Local behavior of traces of Besov functions: Prevalent results

TL;DR

This paper investigates the local and global regularity of traces of Besov functions on affine subspaces, revealing that for most functions, these traces exhibit multifractal behavior and are more regular than classical theorems suggest.

Contribution

It provides a prevalence-based analysis of the singularity spectrum of traces of Besov functions, showing enhanced regularity and multifractality for almost all such functions.

Findings

Most traces are more regular than standard trace theorems predict.

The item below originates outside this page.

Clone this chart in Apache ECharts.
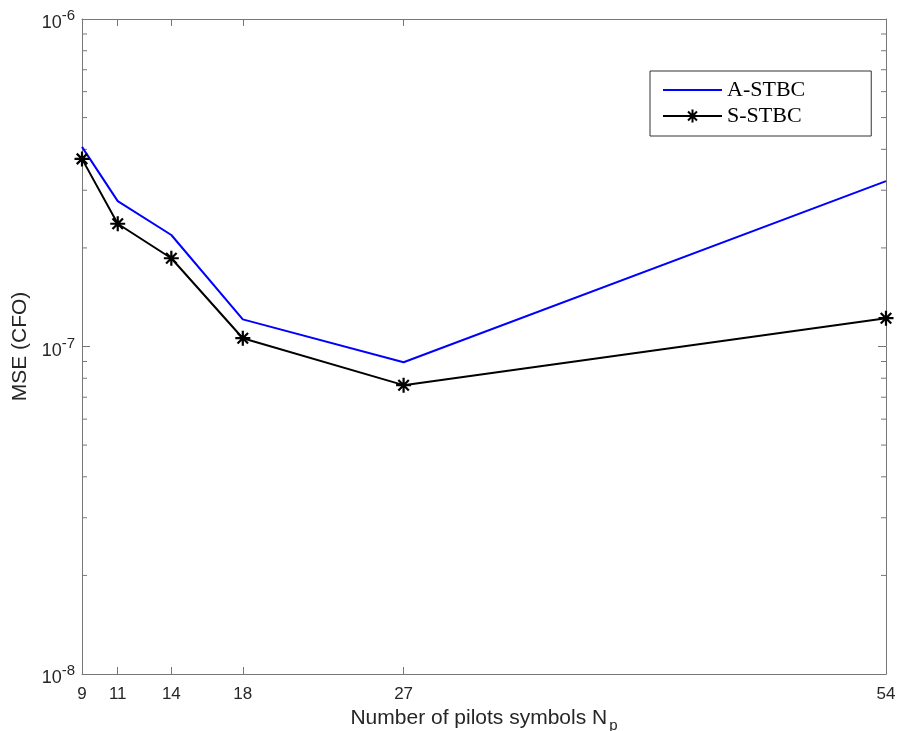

Traces exhibit multifractal behavior for almost all functions in the Besov space.

The singularity spectrum of traces is explicitly computed for prevalent functions.

Abstract

Let $1 \leq d < D$ and $(p,q,s)$ satisfying $0 < p < \infty$, $0 < q \leq \infty$, $0 < s-d/p < \infty$. In this article we study the global and local regularity properties of traces, on affine subsets of $\R^D$, of functions belonging to the Besov space $B^{s}_{p,q}(\R^D)$. Given a $d$-dimensional subspace $H \subset \R^D$, for almost all functions in $B^{s}_{p,q}(\R^D)$ (in the sense of prevalence), we are able to compute the singularity spectrum of the traces $f_a$ of $f$ on affine subspaces of the form $a+H$, for Lebesgue-almost every $a \in \R^{D-d}$. In particular, we prove that for Lebesgue-almost every $a \in \R^{D-d}$, these traces $f_a$ are more regular than what could be expected from standard trace theorems, and that $f_a$ enjoys a multifractal behavior.